When I was young, my body was frail and I was often ill. By the time I had suffered the twentieth boil on my skin, I began to feel alarmed about the situation. I thereupon learned various martial arts from friends, which indeed had an effect on my health, but much more so when I learned Wang Family Boxing from the focused and dedicated Xu Yiqian.
Wang Family Boxing was created by Wang Yuequn, called Yanzhou, a native of Nantong. Practitioners of it are very rare and Xu’s father passed it down to him alone. I had visited Xu’s father, Xu Huaicheng, because of the achievements of their family. He was already an old man settled into his retirement, but he was happy to receive me and suddenly demonstrated a leap as impressive as that of a robust young man. His eldest son Jiliu, called Yiquan, had also learned many skills for his own enjoyment. My acquaintance with Xu Yiqian thus began because of this.
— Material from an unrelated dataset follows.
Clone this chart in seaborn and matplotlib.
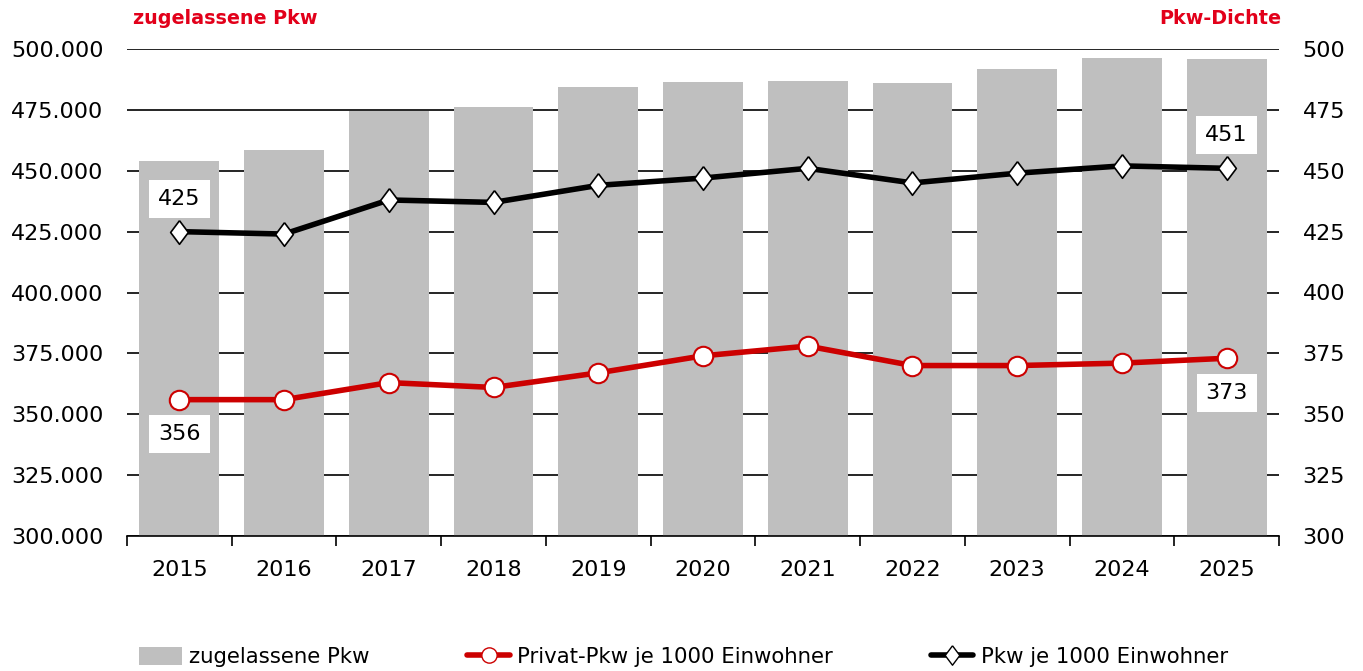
import matplotlib
matplotlib.use("Agg")
import matplotlib.pyplot as plt
from matplotlib.ticker import FuncFormatter, FixedLocator
from matplotlib.lines import Line2D
from matplotlib.patches import Patch
import seaborn as sns
import pandas as pd
import numpy as np

# Daten
jahre = ["2015", "2016", "2017", "2018", "2019", "2020", "2021", "2022", "2023", "2024", "2025"]
zugelassene_pkw = [454200, 458600, 474600, 476100, 484200, 486400, 486700, 486100, 491600, 496200, 496000]
privat_pkw_dichte = [356, 356, 363, 361, 367, 374, 378, 370, 370, 371, 373]
pkw_dichte = [425, 424, 438, 437, 444, 447, 451, 445, 449, 452, 451]

df = pd.DataFrame({"jahr": jahre, "pkw": zugelassene_pkw,
                   "privat": privat_pkw_dichte, "dichte": pkw_dichte})

sns.set_theme(style="white")
plt.rcParams["font.family"] = ["DejaVu Sans"]
plt.rcParams["text.color"] = "black"

ROT = "#E2001A"
LINIE_ROT = "#CC0000"
GRAU = "#BFBFBF"
FS = 16
raute = [(0, 1), (0.75, 0), (0, -1), (-0.75, 0), (0, 1)]

fig = plt.figure(figsize=(13.63, 6.71), dpi=100)
ax = fig.add_axes([127 / 1363, 1 - 536 / 671, (1279 - 127) / 1363, (536 - 49) / 671])

sns.barplot(data=df, x="jahr", y="pkw", color=GRAU, width=0.763, saturation=1,
            edgecolor="none", ax=ax, zorder=2)
ax.set_ylim(300000, 500000)
ax.set_yticks(np.arange(300000, 500001, 25000))
ax.yaxis.set_major_formatter(FuncFormatter(lambda v, p: f"{v:,.0f}".replace(",", ".")))
ax.set_axisbelow(True)
ax.yaxis.grid(True, color="black", lw=1.2)
ax.set_xlabel("")
ax.set_ylabel("")

ax2 = ax.twinx()
sns.pointplot(data=df, x="jahr", y="privat", color=LINIE_ROT, errorbar=None,
              markers="o", markersize=14, markerfacecolor="white",
              markeredgecolor=LINIE_ROT, markeredgewidth=1.5, linewidth=4, ax=ax2)
sns.pointplot(data=df, x="jahr", y="dichte", color="black", errorbar=None,
              markers=raute, markersize=17, markerfacecolor="white",
              markeredgecolor="black", markeredgewidth=1.2, linewidth=4, ax=ax2)
ax2.set_ylim(300, 500)
ax2.set_yticks(np.arange(300, 501, 25))
ax2.set_xlim(-0.5, len(jahre) - 0.5)
ax.set_xlim(-0.5, len(jahre) - 0.5)
ax2.set_ylabel("")
ax2.set_xlabel("")

for a in (ax, ax2):
    for s in ("top", "left", "right"):
        a.spines[s].set_visible(False)
    a.spines["bottom"].set_color("black")
    a.spines["bottom"].set_linewidth(1.2)
ax2.spines["bottom"].set_visible(False)

ax.tick_params(axis="y", length=0, pad=17, labelsize=FS, colors="black")
ax2.tick_params(axis="y", length=0, pad=17, labelsize=FS, colors="black")
ax.tick_params(axis="x", which="major", length=0, pad=17, labelsize=FS, colors="black")
ax.xaxis.set_minor_locator(FixedLocator(np.arange(-0.5, len(jahre), 1)))
ax.tick_params(axis="x", which="minor", length=7, width=1.2, color="black", bottom=True)

# Datenbeschriftungen
box = dict(boxstyle="square,pad=0.4", fc="white", ec="none")
for i, vals, dy in [(0, pkw_dichte, 33), (0, privat_pkw_dichte, -34),
                    (len(jahre) - 1, pkw_dichte, 33), (len(jahre) - 1, privat_pkw_dichte, -35)]:
    ax2.annotate(f"{vals[i]}", (i, vals[i]), xytext=(0, dy * 0.72), textcoords="offset points",
                 ha="center", va="center", fontsize=FS, color="black", bbox=box, zorder=5)

fig.text(133 / 1363, 1 - 18 / 671, "zugelassene Pkw", color=ROT, fontsize=13.8,
         fontweight="bold", ha="left", va="center")
fig.text(1281 / 1363, 1 - 18 / 671, "Pkw-Dichte", color=ROT, fontsize=13.8,
         fontweight="bold", ha="right", va="center")

handles = [
    Patch(facecolor=GRAU, edgecolor="none"),
    Line2D([], [], color=LINIE_ROT, lw=4, marker="o", markersize=11,
           markerfacecolor="white", markeredgecolor=LINIE_ROT),
    Line2D([], [], color="black", lw=4, marker=raute, markersize=14,
           markerfacecolor="white", markeredgecolor="black"),
]
labels = ["zugelassene Pkw", "Privat-Pkw je 1000 Einwohner", "Pkw je 1000 Einwohner"]
fig.legend(handles, labels, loc="center", bbox_to_anchor=(0.5015, 1 - 657 / 671), ncol=3,
           frameon=False, fontsize=15.3, handlelength=2.0, handleheight=0.9,
           columnspacing=4.6, handletextpad=0.35, labelcolor="black")

fig.savefig("out.png", dpi=100)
Xu is a somewhat reclusive man and does not stand out since he is not remarkably tall, though his eyes are very bright. He is skillful at calligraphy in the style of Yan Zhenqing and he writes compositions in language that is simple and deliberate. He has the unassuming look of a scholar, as though his clothes are about to overwhelm him, and so it is surprising and unexpected for such a man to also be skillful at martial arts.
I later traveled south of the Yangzte River and lost touch with him for more than ten years due to the distraction of various hardships, though I frequently thought about him and wondered if he had simply vanished into obscurity. In the autumn of 1935, I came to study at the Martial Arts Institute in Nanjing and was delighted to find that Xu Yiqian was there. He had come at the request of Zhang Zhijiang, who was unsatisfied with the Institute’s literary output. Xu has thus been producing boxing arts textbooks, several of which have since been published. In the summer of this year, he showed me his manuscript for the Sancai [“Three Realms”] Sword set, and he urged me to write a preface for it.
He both practices his skills and writes about them every day, and thus not only are his movements flawless in appearance, he is also able to transmit the deeper ideas of these arts. Instead of being satisfied at having obtained his own understanding, he goes further and shares this material with the world, which seems to me to be quite impeccable conduct.
I read in the “Bibliographical Records” in the Book of Han that there were a hundred ninety-nine chapters on military skills, among them “six chapters on bare-handed fighting” and “thirty-eight chapters on swordsmanship”, and so we can know that such things already had a strong presence in those early days. However, scholars in later generations became embarrassed to practice martial arts, and it was left to simpler men to pass it down in alleyways. These illiterate men were incapable of writing down the principles in order to further the spread of martial arts. The purpose of these arts was therefore limited to self-defense and bodyguard services, and their value as a means of strengthening the masses was not yet understood.
Schools have recently come to know the value of physical education, but have only been utilizing foreign forms of exercise, such as: long jump, high jump, running, swimming, soccer, discus throwing, and so on. To start a school without having these things in the curriculum would look downright amateurish. However, foreign exercises are too intense for weaker people, draining all of their energy until they look completely demoralized and then requiring they take a long time to recover. How can this be beneficial for the body?
The practicing of Chinese martial arts is very different. The more diligently you work at it, the more results you will see, and the more refined your skill becomes, the more the effects will show. It is a means of exercising the whole body rather than overemphasizing any particular part. It is a moderate form of exercise rather than being suitable only for the strong. There is no better method for invigorating the body. Those who do not understand this show a total lack of discernment, like someone who treasures stones from the Kingdom of Yan and discards jade from the Kingdom of Zhao.
It has now been a good many years since the Central Martial Arts Institute was established. Its director Zhang Zhijiang has been promoting it well and more martial arts masters are drawn to it each day, including Xu Yiqian with his literary skill which will help to wash away the uneducated past that is associated with practitioners. I am sure that a prosperous age for our martial arts is not far away, that they will spread throughout the nation and become so popular that they will live on forever. How marvelous it will be.